I think this is part of his deacon campaign and he was preaching his logic emphasized theology to the group. I am distressed by two things:
1. Jo is preaching and influencing these young brothers with his faulty logic theology.
2. These guys, who have been coming to church for 7+ years are still very immature, shallow and can’t tell what’s right and bad. They are still babies.
New Living Translation
Then we will no longer be immature like children. We won’t be tossed and blown about by every wind of new teaching. We will not be influenced when people try to trick us with lies so clever they sound like the truth.
Ephesians 4:14 describe them. I would put Jo into it as well. He doesn’t know what he’s talking about but he was a deacon, has a great chance of being a deacon again and is a very influential person at the church. I was angry and upset at Jo and very disappointed at this brother despite all the time he has been at church, been under care of a pretty good Christian circle at church…and he’s thinking of studying theology.
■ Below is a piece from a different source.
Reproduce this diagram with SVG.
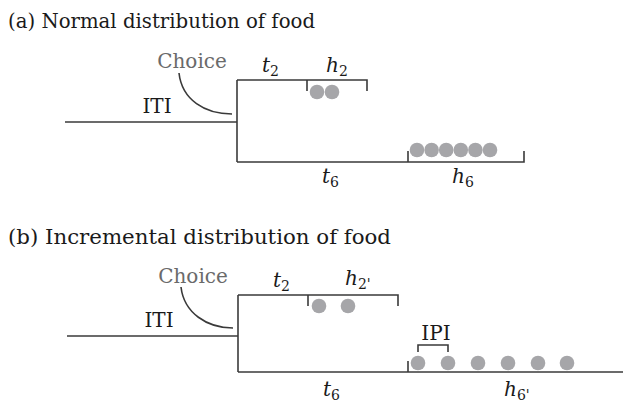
<svg xmlns="http://www.w3.org/2000/svg" width="625" height="402" viewBox="0 0 625 402">
<style>
  .ln{fill:none;stroke:#3a3a3a;stroke-width:1.6}
  .dot{fill:#a6a6a9}
  text{font-family:"DejaVu Serif","Liberation Serif",serif;font-size:20px;fill:#1a1a1a}
  .ttl{font-size:20px}
  .it{font-style:italic}
  .sub{font-style:normal;font-size:14px}
  .gray{fill:#6a6a6a}
</style>
<rect width="625" height="402" fill="#ffffff"/>
<g id="panel-a">
  <text id="title-a" class="ttl" x="8" y="28" textLength="307" lengthAdjust="spacingAndGlyphs">(a) Normal distribution of food</text>
  <g id="connectors-a">
    <path class="ln" d="M65,122 H237"/>
    <path class="ln" d="M237,80 V162"/>
    <path class="ln" d="M237,80 H367 V91"/>
    <path class="ln" d="M307,80 V91"/>
    <path class="ln" d="M237,162 H524 V151"/>
    <path class="ln" d="M408,162 V151"/>
    <path class="ln" d="M179,73 C182,100 205,114 232,114"/>
  </g>
  <g id="choice-a"><text class="gray" x="192" y="68" text-anchor="middle">Choice</text></g>
  <g id="iti-a"><text x="157" y="113" text-anchor="middle">ITI</text></g>
  <g id="t2-a"><text class="it" x="262" y="72">t<tspan class="sub" dy="4">2</tspan></text></g>
  <g id="h2-a">
    <text class="it" x="326" y="72">h<tspan class="sub" dy="4">2</tspan></text>
    <circle class="dot" cx="317" cy="92" r="7.3"/>
    <circle class="dot" cx="332" cy="92" r="7.3"/>
  </g>
  <g id="t6-a"><text class="it" x="322" y="183">t<tspan class="sub" dy="4">6</tspan></text></g>
  <g id="h6-a">
    <text class="it" x="452" y="183">h<tspan class="sub" dy="4">6</tspan></text>
    <circle class="dot" cx="417" cy="150" r="7.3"/>
    <circle class="dot" cx="431.6" cy="150" r="7.3"/>
    <circle class="dot" cx="446.2" cy="150" r="7.3"/>
    <circle class="dot" cx="460.8" cy="150" r="7.3"/>
    <circle class="dot" cx="475.4" cy="150" r="7.3"/>
    <circle class="dot" cx="490" cy="150" r="7.3"/>
  </g>
</g>
<g id="panel-b">
  <text id="title-b" class="ttl" x="8" y="244" textLength="383" lengthAdjust="spacingAndGlyphs">(b) Incremental distribution of food</text>
  <g id="connectors-b">
    <path class="ln" d="M67,336 H238"/>
    <path class="ln" d="M238,295 V372"/>
    <path class="ln" d="M238,295 H398 V306"/>
    <path class="ln" d="M308,295 V306"/>
    <path class="ln" d="M238,372 H623"/>
    <path class="ln" d="M408,372 V361"/>
    <path class="ln" d="M418,352 V345 H448 V352"/>
    <path class="ln" d="M181,287 C184,313 207,328 233,328"/>
  </g>
  <g id="choice-b"><text class="gray" x="193" y="283" text-anchor="middle">Choice</text></g>
  <g id="iti-b"><text x="159" y="327" text-anchor="middle">ITI</text></g>
  <g id="t2-b"><text class="it" x="273" y="287">t<tspan class="sub" dy="4">2</tspan></text></g>
  <g id="h2p-b">
    <text class="it" x="345" y="285">h<tspan class="sub" dy="4">2'</tspan></text>
    <circle class="dot" cx="319" cy="306" r="7.3"/>
    <circle class="dot" cx="348" cy="306" r="7.3"/>
  </g>
  <g id="ipi-b"><text x="436" y="340" text-anchor="middle">IPI</text></g>
  <g id="t6-b"><text class="it" x="323" y="396">t<tspan class="sub" dy="4">6</tspan></text></g>
  <g id="h6p-b">
    <text class="it" x="504" y="396">h<tspan class="sub" dy="4">6'</tspan></text>
    <circle class="dot" cx="418" cy="363" r="7.3"/>
    <circle class="dot" cx="448" cy="363" r="7.3"/>
    <circle class="dot" cx="478" cy="363" r="7.3"/>
    <circle class="dot" cx="508" cy="363" r="7.3"/>
    <circle class="dot" cx="538" cy="363" r="7.3"/>
    <circle class="dot" cx="567" cy="363" r="7.3"/>
  </g>
</g>
</svg>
He said he’s humble and often compare himself with others, saying others are not doing well…but in truth, I think he’s a bit prideful to do that. I think it would be good for him to take some Bible class because there is just not enough good teaching at church right now.
But the biggest problem is, he, this brother is actually one of the better one. He’s motivated to learn the Word of God. A bit prideful, but he’s still willing to be taught. He’s not solid yet but his heart is there to learn. What he needs is good teacher to guide him, a good environment. However the biggest problem is how we are nurturing, or Jo and others are nurturing people with really faulty theology and it just have to stop. They are ruining people. I am contemplating writing a letter of concern to the deacon board about him being deacon. I don’t want to but I feel responsible to. It’s going to hurt me really bad. People are going to hate me. People are going to back stab, say all kind of things behind my back, they might even yell at me but I think it just got to stop and this issue has to be faced in the forefront.